Franco Ferraresi’s Minacce alla democrazia: La Destra radicale e la strategia della tensione in Italia nel dopoguerra (1995; English trans. 1996) brought needed attention to the connections between such groups as the New Order and the cultural traditions of the radical right. Arguing against the notion that radical right-wing actions could be explained simply as the crimes of pathologically disturbed individuals caught up in covert conspiracies, this sociologist analyzed neofascist political culture, with its profound reliance on the anti-modernist teaching of Julius Evola. Such groups as the New Order could only be understood in the light of their ideas about philosophy, history, and human nature. The deepest insights into the tragic phenomenon of Italian terrorism, left and right, have been gained by cultural rather than conspiratorial approaches to the subject.

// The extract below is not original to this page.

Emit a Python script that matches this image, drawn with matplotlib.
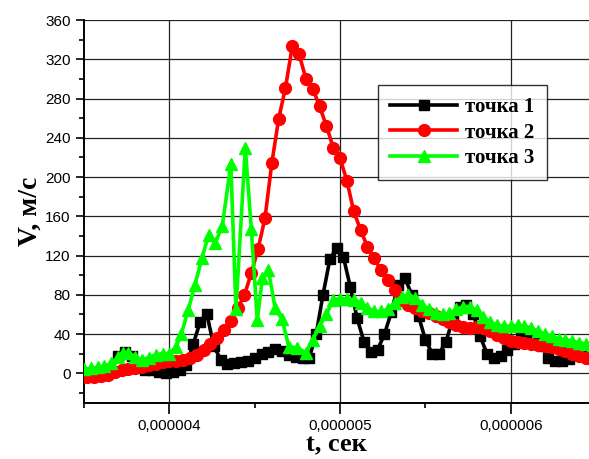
import numpy as np
import matplotlib
matplotlib.use("Agg")
import matplotlib.pyplot as plt
from matplotlib.ticker import FixedLocator, FuncFormatter

# ---- data (time in microseconds, velocity in m/s) ----
t1_us = [3.50, 3.54, 3.58, 3.62, 3.66, 3.70, 3.74, 3.78, 3.82, 3.86, 3.90, 3.94, 3.98, 4.02,
         4.06, 4.10, 4.14, 4.18, 4.22, 4.26, 4.30, 4.34, 4.38, 4.42, 4.46, 4.50, 4.54, 4.58,
         4.62, 4.66, 4.70, 4.74, 4.78, 4.82, 4.86, 4.90, 4.94, 4.98, 5.02, 5.06, 5.10, 5.14,
         5.18, 5.22, 5.26, 5.30, 5.34, 5.38, 5.42, 5.46, 5.50, 5.54, 5.58, 5.62, 5.66, 5.70,
         5.74, 5.78, 5.82, 5.86, 5.90, 5.94, 5.98, 6.02, 6.06, 6.10, 6.14, 6.18, 6.22, 6.26,
         6.30, 6.34, 6.38, 6.42, 6.46]
v1 = [0, -1, -2, -2, 2, 18, 22, 18, 6, 3, 3, 1, 0, 1,
      3, 8, 30, 52, 60, 28, 14, 9, 10, 11, 13, 16, 20, 22,
      25, 23, 19, 17, 16, 16, 40, 80, 116, 128, 118, 88, 56, 32,
      22, 24, 40, 62, 90, 97, 80, 58, 34, 20, 20, 32, 55, 68,
      70, 60, 38, 20, 16, 18, 24, 30, 38, 39, 38, 28, 16, 13,
      12, 15, 19, 22, 25]

t2_us = [3.48, 3.52, 3.56, 3.60, 3.64, 3.68, 3.72, 3.76, 3.80, 3.84, 3.88, 3.92, 3.96, 4.00,
         4.04, 4.08, 4.12, 4.16, 4.20, 4.24, 4.28, 4.32, 4.36, 4.40, 4.44, 4.48, 4.52, 4.56,
         4.60, 4.64, 4.68, 4.72, 4.76, 4.80, 4.84, 4.88, 4.92, 4.96, 5.00, 5.04, 5.08, 5.12,
         5.16, 5.20, 5.24, 5.28, 5.32, 5.36, 5.40, 5.44, 5.48, 5.52, 5.56, 5.60, 5.64, 5.68,
         5.72, 5.76, 5.80, 5.84, 5.88, 5.92, 5.96, 6.00, 6.04, 6.08, 6.12, 6.16, 6.20, 6.24,
         6.28, 6.32, 6.36, 6.40, 6.44, 6.48]
v2 = [-4, -4, -4, -3, -2, 1, 3.5, 4.5, 5.5, 6.5, 8, 9, 11, 12,
      13, 14, 15.5, 19, 24, 30, 36, 44, 53, 66, 80, 102, 127, 158,
      214, 259, 291, 333, 325, 300, 290, 272, 252, 230, 219, 196, 165, 146,
      129, 117, 105, 95, 85, 75, 70, 66, 63, 61, 58, 55, 52, 49,
      47, 46, 47, 46, 43, 39, 36, 33, 32, 31, 30, 29, 28, 27,
      25, 23, 20, 18, 16, 14]

t3_us = [3.50, 3.54, 3.58, 3.62, 3.66, 3.70, 3.73, 3.76, 3.80, 3.84, 3.88, 3.92, 3.96, 4.00,
         4.04, 4.07, 4.11, 4.15, 4.19, 4.23, 4.27, 4.31, 4.36, 4.39, 4.445, 4.48, 4.515, 4.545,
         4.58, 4.62, 4.66, 4.70, 4.75, 4.80, 4.84, 4.88, 4.92, 4.96, 5.00, 5.04, 5.08, 5.12,
         5.16, 5.20, 5.24, 5.28, 5.32, 5.36, 5.40, 5.44, 5.48, 5.52, 5.56, 5.60, 5.64, 5.68,
         5.72, 5.76, 5.80, 5.84, 5.88, 5.92, 5.96, 6.00, 6.04, 6.08, 6.12, 6.16, 6.20, 6.24,
         6.28, 6.32, 6.36, 6.40, 6.44, 6.48]
v3 = [4, 5, 6, 7, 10, 17, 21, 21, 17, 14, 16, 19, 20, 20,
      27, 40, 64, 90, 117, 141, 133, 150, 213, 65, 230, 147, 54, 97,
      105, 66, 55, 27, 26, 21, 34, 48, 60, 75, 76, 76, 75, 72,
      67, 63, 63, 65, 72, 78, 80, 77, 70, 65, 61, 60, 61, 65,
      68, 68, 64, 57, 52, 49, 48, 48, 49, 48, 46, 43, 40, 38,
      35, 34, 33, 31, 30, 29]

labels = ["точка 1", "точка 2", "точка 3"]
x_ticks_us = [4, 5, 6]
y_ticks = [0, 40, 80, 120, 160, 200, 240, 280, 320, 360]

# ---- figure ----
fig = plt.figure(figsize=(5.89, 4.59), dpi=100)
ax = fig.add_axes([84 / 589, 1 - 402.7 / 459, 1 - 84 / 589, (402.7 - 20) / 459])

sc = 1e-6
ax.plot(np.array(t1_us) * sc, v1, color="black", lw=2.6, marker="s", ms=7,
        label=labels[0], zorder=3)
ax.plot(np.array(t2_us) * sc, v2, color="#ff0000", lw=2.6, marker="o", ms=8.5,
        label=labels[1], zorder=4)
ax.plot(np.array(t3_us) * sc, v3, color="#00ff00", lw=2.6, marker="^", ms=9,
        label=labels[2], zorder=5)

ax.set_xlim(3.5e-6, 6.458e-6)
ax.set_ylim(-30, 360)

ax.xaxis.set_major_locator(FixedLocator([v * sc for v in x_ticks_us]))
ax.xaxis.set_minor_locator(FixedLocator([v * sc for v in [3.5, 4.5, 5.5, 6.5]]))
ax.xaxis.set_major_formatter(FuncFormatter(lambda x, p: f"{x:.6f}".replace(".", ",")))
ax.yaxis.set_major_locator(FixedLocator(y_ticks))
ax.yaxis.set_minor_locator(FixedLocator(list(range(-20, 360, 40))))

ax.grid(True, which="major", color="#222222", lw=0.9)
ax.set_axisbelow(True)

for s in ["top", "right"]:
    ax.spines[s].set_visible(False)
for s in ["left", "bottom"]:
    ax.spines[s].set_linewidth(1.4)

tick_font = "Liberation Sans"
ax.tick_params(axis="both", which="major", direction="out", length=6, width=1.2,
               labelsize=11)
ax.tick_params(axis="both", which="minor", direction="out", length=3.5, width=1.2)
ax.tick_params(axis="x", which="major", length=8, pad=4)
for lab in ax.get_xticklabels() + ax.get_yticklabels():
    lab.set_fontfamily(tick_font)

ax.set_xlabel("t, сек", fontfamily="Liberation Serif", fontweight="bold", fontsize=19,
              labelpad=0)
ax.set_ylabel("V, м/с", fontfamily="Liberation Serif", fontweight="bold", fontsize=20,
              labelpad=2)

leg = ax.legend(loc="upper left", bbox_to_anchor=(378 / 589, 1 - 85 / 459),
                bbox_transform=fig.transFigure, frameon=True, fancybox=False,
                prop={"family": "Liberation Serif", "weight": "bold", "size": 15},
                handlelength=3.2, handletextpad=0.4, labelspacing=0.25,
                borderpad=0.6, borderaxespad=0)
leg.get_frame().set_edgecolor("black")
leg.get_frame().set_linewidth(1.0)
leg.set_zorder(10)

fig.savefig("out.png", dpi=100)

In his conclusions, Ceci lists some of the lessons to be gained from the “extraordinarily vast patrimony of interpretations, hypotheses, researches, reconstructions, [and] analyses” (325) discussed in Il terrorismo italiano. This literature should be studied, he contends, for insights into the threat of terrorism today. He does not mention in this section of the book one of the most important lessons to emerge from the research done on Italian terrorism: the role of the state in exacerbating the problem, as explained by political scientist Donatella della Porta in Social Movements, Political Violence and the State: A Comparative Analysis of Italy and Germany (1995).

Earlier in his book, Ceci sums up della Porta’s argument: “This ‘harsh style’ of protest policing constituted one of the principal factors in the radicalization of Italian protest and the escalation of the violence in the 1970s” (166–167). As Joseph Conrad observed in Under Western Eyes (1911), his novel about the revolutionary ferment in late tsarist Russia, to understand terrorism we need to learn not only about terrorists. Poorly thought-through government policies and tactics can aggravate the social and political stress leading to terrorism.